The game BP Offshore Oil Strike, which came out in the 1970s and is adorned with an old BP logo, revolves around four players exploring for oil, building platforms and constructing pipelines – all in the name of being the first to make $120 million.
But like the real-life oil game there are some big hazards, too. Players have to deal with the possibility of large-scale oil spills and cover cleanup costs. You struggle with "hazard cards" that include phrases now part of our daily vernacular, including: "Blow-out! Rig damaged. Oil slick cleanup costs. Pay $1 million."
Sound a little familiar? The similarity has led to discussions all over the Web. It's prompted people to dig in their attics and put their old games up on eBay – many of which have promptly been snatched up.
One copy of the game was donated to the largest toy museum in England, the House on the Hill Toy Museum in Stansted, Essex.
The museum's owner, Alan Goldsmith, told CNN he was shocked when he saw the donated game.
"It was sort of uncanny how it was similar to what's happening really," Goldsmith said. "I thought it was odd that it was a game in the '70s, which has basically now come true. The interesting thing is that it was in dollars, even though it was a European game. The cleanup bill was $1 million, which we now know isn't nearly enough, but it is a weird colorful circle."

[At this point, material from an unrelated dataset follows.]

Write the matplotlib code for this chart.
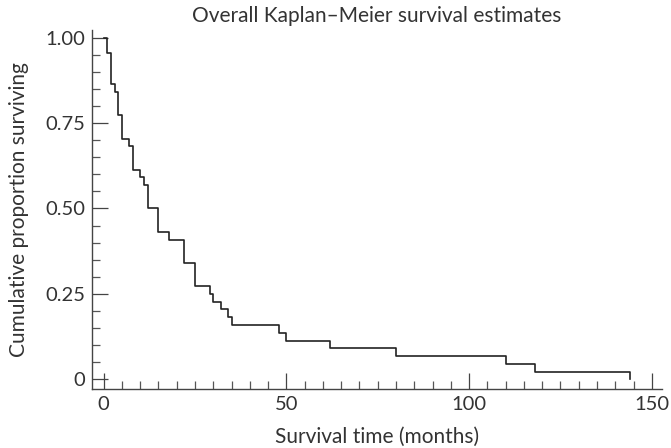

The game came out during the oil crisis of the '70s – and perhaps it was an attempt to drum up support for U.S.-based drilling.
Goldsmith said as a part of the game, players work to amass a drilling empire. But the game comes with all of the scenarios of the present Gulf disaster. Even the game board and cover resemble images from the Gulf these days – with rigs attempting to reach far into the ocean depths.
The game has many people online remarking about whether it eerily foreshadowed the current BP disaster.
"It's strange, you've got this fictitious board game with fictitious drama – but it couldn't be any closer to the reality of what's happening now," Goldsmith said.
The world of video games, meanwhile, appears to have a more direct link to the Gulf oil disaster.
In "Crisis in the Gulf," which an independent producer released last month for the Xbox, gamers use weapons to zap blobs of oil.
The game is available for purchase through Xbox's online marketplace.